— START —

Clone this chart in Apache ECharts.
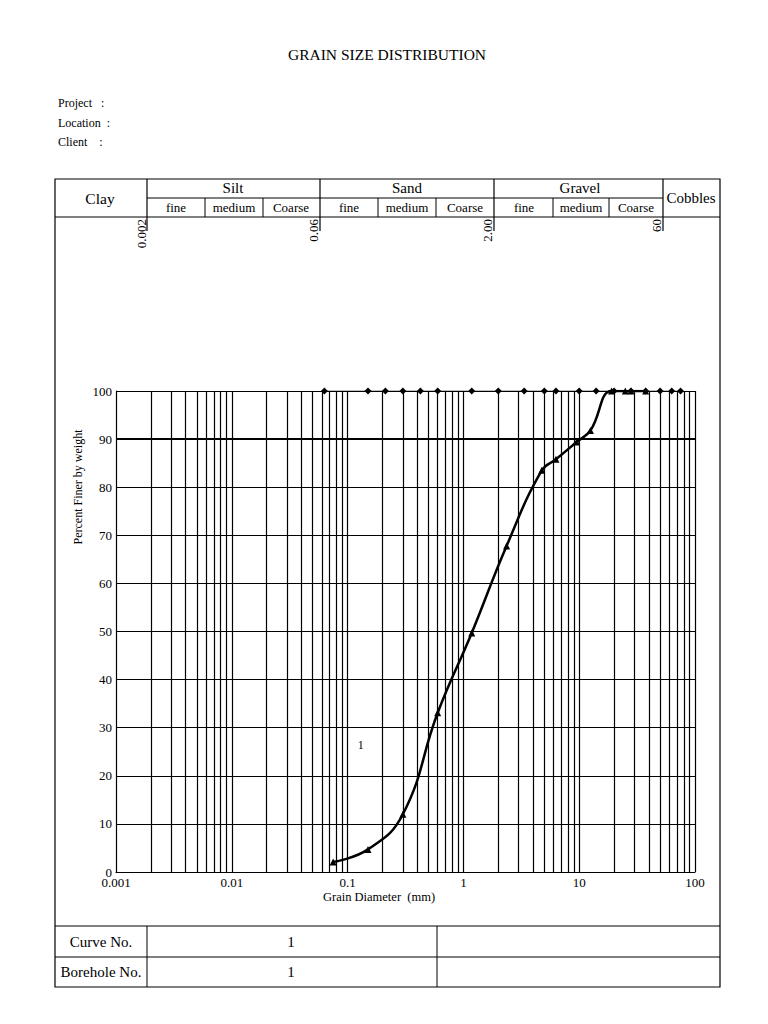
<!DOCTYPE html>
<html>
<head>
<meta charset="utf-8">
<script src="https://cdn.jsdelivr.net/npm/echarts@6/dist/echarts.min.js"></script>
<style>
html,body{margin:0;padding:0;background:#fff;}
#chart{width:768px;height:1024px;}
</style>
</head>
<body>
<div id="chart"></div>
<script>
// ---- data ----
var curveSizes = [0.075, 0.15, 0.3, 0.6, 1.18, 2.36, 4.75, 6.3, 9.5, 12.5, 19, 25, 28, 37.5];
var curvePassing = [2.1, 4.7, 12.0, 33.1, 49.7, 67.8, 83.5, 85.8, 89.4, 91.8, 100, 100, 100, 100];
var sieveSizes = [0.063, 0.15, 0.212, 0.3, 0.425, 0.6, 1.18, 2, 3.35, 5, 6.3, 10, 14, 20, 28, 37.5, 50, 63, 75];
var sievePassing = [100, 100, 100, 100, 100, 100, 100, 100, 100, 100, 100, 100, 100, 100, 100, 100, 100, 100, 100];
var curveLabel = [[0.13, 26.4, '1']];
var xTickLabels = ['0.001', '0.01', '0.1', '1', '10', '100'];
var yTicks = [0, 10, 20, 30, 40, 50, 60, 70, 80, 90, 100];
var mainClasses = ['Clay', 'Silt', 'Sand', 'Gravel', 'Cobbles'];
var subClasses = ['fine', 'medium', 'Coarse', 'fine', 'medium', 'Coarse', 'fine', 'medium', 'Coarse'];
var boundaryLabels = ['0.002', '0.06', '2.00', '60'];
var infoLabels = ['Project   :', 'Location  :', 'Client    :'];
var tableRows = [['Curve No.', '1'], ['Borehole No.', '1']];

// ---- layout ----
var FONT = '"Liberation Serif", "DejaVu Serif", serif';
var LINE = '#000';

// log grid lines: multiples 1..9 of each decade
var gridVals = [];
for (var d = -3; d <= 1; d++) {
  for (var m = 1; m <= 9; m++) {
    var v = parseFloat((m * Math.pow(10, d)).toPrecision(3));
    if (v > 0.0011) gridVals.push(v);
  }
}
gridVals.push(100);

function txt(x, y, s, size, align, vAlign, rot) {
  return {
    type: 'text', x: x, y: y, rotation: rot || 0, silent: true, z: 100,
    style: {
      text: s, x: 0, y: 0, fill: '#000',
      font: size + 'px ' + FONT, fontSize: size, fontFamily: FONT,
      align: align || 'center', verticalAlign: vAlign || 'middle',
      textAlign: align || 'center', textVerticalAlign: vAlign || 'middle'
    }
  };
}
function ln(x1, y1, x2, y2, w) {
  return { type: 'line', silent: true, shape: { x1: x1, y1: y1, x2: x2, y2: y2 },
           style: { stroke: LINE, lineWidth: w || 1 } };
}

var L = 55, R = 720;
var g = [];
// title & info
g.push(txt(387, 54, 'GRAIN SIZE DISTRIBUTION', 15.5));
g.push(txt(58, 103, infoLabels[0], 12, 'left'));
g.push(txt(58, 123, infoLabels[1], 12, 'left'));
g.push(txt(58, 142, infoLabels[2], 12, 'left'));
// outer frame
g.push({ type: 'rect', silent: true, shape: { x: L, y: 179, width: R - L, height: 987 - 179 },
         style: { fill: 'none', stroke: LINE, lineWidth: 1.2 } });
// header lines
g.push(ln(L, 217, R, 217));
g.push(ln(147, 198, 663, 198));
[147, 320, 494, 663].forEach(function (x) { g.push(ln(x, 179, x, 231, 1.2)); });
[205, 263, 378, 436, 553, 609].forEach(function (x) { g.push(ln(x, 198, x, 217)); });
// header texts
var mainX = [100, 233, 407, 580, 691];
var mainY = [198, 188, 188, 188, 198];
var mainSize = [15.5, 15, 15, 15, 15];
mainClasses.forEach(function (s, i) { g.push(txt(mainX[i], mainY[i], s, mainSize[i])); });
var subX = [176, 234, 291, 349, 407, 465, 524, 581, 636];
subClasses.forEach(function (s, i) { g.push(txt(subX[i], 207.5, s, 13)); });
// boundary labels (rotated)
var bX = [141, 313, 487, 656];
boundaryLabels.forEach(function (s, i) { g.push(txt(bX[i], 219, s, 13, 'right', 'middle', Math.PI / 2)); });
// axis titles
g.push(txt(78, 487, 'Percent Finer by weight', 12, 'center', 'middle', Math.PI / 2));
g.push(txt(379, 897, 'Grain Diameter  (mm)', 12.5));
// bottom table
g.push(ln(L, 926, R, 926));
g.push(ln(L, 957, R, 957));
g.push(ln(147, 926, 147, 987));
g.push(ln(437, 926, 437, 987));
tableRows.forEach(function (r, i) {
  var y = 941.5 + i * 30.5;
  g.push(txt(101, y, r[0], 15));
  g.push(txt(291, y, r[1], 15));
});

var chart = echarts.init(document.getElementById('chart'), null, { renderer: 'svg' });
chart.setOption({
  animation: false,
  backgroundColor: '#fff',
  textStyle: { fontFamily: FONT },
  grid: { left: 116, right: 73, top: 391, bottom: 152, containLabel: false },
  xAxis: {
    type: 'log', logBase: 10, min: 0.001, max: 100,
    axisLine: { show: true, lineStyle: { color: LINE, width: 1.2 } },
    axisTick: { show: false },
    splitLine: { show: false },
    axisLabel: {
      color: '#000', fontSize: 13, fontFamily: FONT, margin: 4,
      formatter: function (v) {
        var e = Math.round(Math.log10(v)) + 3;
        return xTickLabels[e] !== undefined ? xTickLabels[e] : '';
      }
    }
  },
  yAxis: {
    type: 'value', min: 0, max: 100, interval: 10,
    axisLine: { show: true, lineStyle: { color: LINE, width: 1.2 } },
    axisTick: { show: false },
    splitLine: { show: true, lineStyle: { color: LINE, width: 1.2 } },
    axisLabel: { color: '#000', fontSize: 13, fontFamily: FONT, margin: 4,
      formatter: function (v) { return yTicks.indexOf(v) >= 0 ? String(v) : ''; } }
  },
  graphic: { elements: g },
  series: [
    {
      type: 'line', data: [], z: 1, silent: true,
      markLine: {
        silent: true, symbol: ['none', 'none'], label: { show: false },
        lineStyle: { color: LINE, width: 1.2, type: 'solid' },
        data: gridVals.map(function (v) {
          return [{ coord: [v, 0] }, { coord: [v, 100] }];
        }).concat([
          [{ coord: [0.001, 90], lineStyle: { width: 2.2 } }, { coord: [100, 90] }]
        ])
      }
    },
    {
      name: 'sieves', type: 'line', z: 3,
      data: sieveSizes.map(function (s, i) { return [s, sievePassing[i]]; }),
      symbol: 'diamond', symbolSize: 7, showAllSymbol: true,
      itemStyle: { color: '#000' }, lineStyle: { color: '#000', width: 1.2 }
    },
    {
      name: 'curve 1', type: 'line', z: 4, smooth: 0.45,
      data: curveSizes.map(function (s, i) { return [s, curvePassing[i]]; }),
      symbol: 'triangle', symbolSize: 7, showAllSymbol: true,
      itemStyle: { color: '#000' }, lineStyle: { color: '#000', width: 2.5 }
    }
  ]
});

// curve number label placed through the chart's own scales
curveLabel.forEach(function (c) {
  var p = chart.convertToPixel({ gridIndex: 0 }, [c[0], c[1]]);
  g.push(txt(p[0], p[1], c[2], 12));
});
chart.setOption({ graphic: { elements: g } });
</script>
</body>
</html>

— END —

• _Task description_
Repeat the data exactly, without the pictures.

• _Result for this exercise_
Clone this chart in Apache ECharts.
<!DOCTYPE html>
<html>
<head>
<meta charset="utf-8">
<script src="https://cdn.jsdelivr.net/npm/echarts@6/dist/echarts.min.js"></script>
<style>
html,body{margin:0;padding:0;background:#fff;}
#chart{width:768px;height:1024px;}
</style>
</head>
<body>
<div id="chart"></div>
<script>
// ---- data ----
var curveSizes = [0.075, 0.15, 0.3, 0.6, 1.18, 2.36, 4.75, 6.3, 9.5, 12.5, 19, 25, 28, 37.5];
var curvePassing = [2.1, 4.7, 12.0, 33.1, 49.7, 67.8, 83.5, 85.8, 89.4, 91.8, 100, 100, 100, 100];
var sieveSizes = [0.063, 0.15, 0.212, 0.3, 0.425, 0.6, 1.18, 2, 3.35, 5, 6.3, 10, 14, 20, 28, 37.5, 50, 63, 75];
var sievePassing = [100, 100, 100, 100, 100, 100, 100, 100, 100, 100, 100, 100, 100, 100, 100, 100, 100, 100, 100];
var curveLabel = [[0.13, 26.4, '1']];
var xTickLabels = ['0.001', '0.01', '0.1', '1', '10', '100'];
var yTicks = [0, 10, 20, 30, 40, 50, 60, 70, 80, 90, 100];
var mainClasses = ['Clay', 'Silt', 'Sand', 'Gravel', 'Cobbles'];
var subClasses = ['fine', 'medium', 'Coarse', 'fine', 'medium', 'Coarse', 'fine', 'medium', 'Coarse'];
var boundaryLabels = ['0.002', '0.06', '2.00', '60'];
var infoLabels = ['Project   :', 'Location  :', 'Client    :'];
var tableRows = [['Curve No.', '1'], ['Borehole No.', '1']];

// ---- layout ----
var FONT = '"Liberation Serif", "DejaVu Serif", serif';
var LINE = '#000';

// log grid lines: multiples 1..9 of each decade
var gridVals = [];
for (var d = -3; d <= 1; d++) {
  for (var m = 1; m <= 9; m++) {
    var v = parseFloat((m * Math.pow(10, d)).toPrecision(3));
    if (v > 0.0011) gridVals.push(v);
  }
}
gridVals.push(100);

function txt(x, y, s, size, align, vAlign, rot) {
  return {
    type: 'text', x: x, y: y, rotation: rot || 0, silent: true, z: 100,
    style: {
      text: s, x: 0, y: 0, fill: '#000',
      font: size + 'px ' + FONT, fontSize: size, fontFamily: FONT,
      align: align || 'center', verticalAlign: vAlign || 'middle',
      textAlign: align || 'center', textVerticalAlign: vAlign || 'middle'
    }
  };
}
function ln(x1, y1, x2, y2, w) {
  return { type: 'line', silent: true, shape: { x1: x1, y1: y1, x2: x2, y2: y2 },
           style: { stroke: LINE, lineWidth: w || 1 } };
}

var L = 55, R = 720;
var g = [];
// title & info
g.push(txt(387, 54, 'GRAIN SIZE DISTRIBUTION', 15.5));
g.push(txt(58, 103, infoLabels[0], 12, 'left'));
g.push(txt(58, 123, infoLabels[1], 12, 'left'));
g.push(txt(58, 142, infoLabels[2], 12, 'left'));
// outer frame
g.push({ type: 'rect', silent: true, shape: { x: L, y: 179, width: R - L, height: 987 - 179 },
         style: { fill: 'none', stroke: LINE, lineWidth: 1.2 } });
// header lines
g.push(ln(L, 217, R, 217));
g.push(ln(147, 198, 663, 198));
[147, 320, 494, 663].forEach(function (x) { g.push(ln(x, 179, x, 231, 1.2)); });
[205, 263, 378, 436, 553, 609].forEach(function (x) { g.push(ln(x, 198, x, 217)); });
// header texts
var mainX = [100, 233, 407, 580, 691];
var mainY = [198, 188, 188, 188, 198];
var mainSize = [15.5, 15, 15, 15, 15];
mainClasses.forEach(function (s, i) { g.push(txt(mainX[i], mainY[i], s, mainSize[i])); });
var subX = [176, 234, 291, 349, 407, 465, 524, 581, 636];
subClasses.forEach(function (s, i) { g.push(txt(subX[i], 207.5, s, 13)); });
// boundary labels (rotated)
var bX = [141, 313, 487, 656];
boundaryLabels.forEach(function (s, i) { g.push(txt(bX[i], 219, s, 13, 'right', 'middle', Math.PI / 2)); });
// axis titles
g.push(txt(78, 487, 'Percent Finer by weight', 12, 'center', 'middle', Math.PI / 2));
g.push(txt(379, 897, 'Grain Diameter  (mm)', 12.5));
// bottom table
g.push(ln(L, 926, R, 926));
g.push(ln(L, 957, R, 957));
g.push(ln(147, 926, 147, 987));
g.push(ln(437, 926, 437, 987));
tableRows.forEach(function (r, i) {
  var y = 941.5 + i * 30.5;
  g.push(txt(101, y, r[0], 15));
  g.push(txt(291, y, r[1], 15));
});

var chart = echarts.init(document.getElementById('chart'), null, { renderer: 'svg' });
chart.setOption({
  animation: false,
  backgroundColor: '#fff',
  textStyle: { fontFamily: FONT },
  grid: { left: 116, right: 73, top: 391, bottom: 152, containLabel: false },
  xAxis: {
    type: 'log', logBase: 10, min: 0.001, max: 100,
    axisLine: { show: true, lineStyle: { color: LINE, width: 1.2 } },
    axisTick: { show: false },
    splitLine: { show: false },
    axisLabel: {
      color: '#000', fontSize: 13, fontFamily: FONT, margin: 4,
      formatter: function (v) {
        var e = Math.round(Math.log10(v)) + 3;
        return xTickLabels[e] !== undefined ? xTickLabels[e] : '';
      }
    }
  },
  yAxis: {
    type: 'value', min: 0, max: 100, interval: 10,
    axisLine: { show: true, lineStyle: { color: LINE, width: 1.2 } },
    axisTick: { show: false },
    splitLine: { show: true, lineStyle: { color: LINE, width: 1.2 } },
    axisLabel: { color: '#000', fontSize: 13, fontFamily: FONT, margin: 4,
      formatter: function (v) { return yTicks.indexOf(v) >= 0 ? String(v) : ''; } }
  },
  graphic: { elements: g },
  series: [
    {
      type: 'line', data: [], z: 1, silent: true,
      markLine: {
        silent: true, symbol: ['none', 'none'], label: { show: false },
        lineStyle: { color: LINE, width: 1.2, type: 'solid' },
        data: gridVals.map(function (v) {
          return [{ coord: [v, 0] }, { coord: [v, 100] }];
        }).concat([
          [{ coord: [0.001, 90], lineStyle: { width: 2.2 } }, { coord: [100, 90] }]
        ])
      }
    },
    {
      name: 'sieves', type: 'line', z: 3,
      data: sieveSizes.map(function (s, i) { return [s, sievePassing[i]]; }),
      symbol: 'diamond', symbolSize: 7, showAllSymbol: true,
      itemStyle: { color: '#000' }, lineStyle: { color: '#000', width: 1.2 }
    },
    {
      name: 'curve 1', type: 'line', z: 4, smooth: 0.45,
      data: curveSizes.map(function (s, i) { return [s, curvePassing[i]]; }),
      symbol: 'triangle', symbolSize: 7, showAllSymbol: true,
      itemStyle: { color: '#000' }, lineStyle: { color: '#000', width: 2.5 }
    }
  ]
});

// curve number label placed through the chart's own scales
curveLabel.forEach(function (c) {
  var p = chart.convertToPixel({ gridIndex: 0 }, [c[0], c[1]]);
  g.push(txt(p[0], p[1], c[2], 12));
});
chart.setOption({ graphic: { elements: g } });
</script>
</body>
</html>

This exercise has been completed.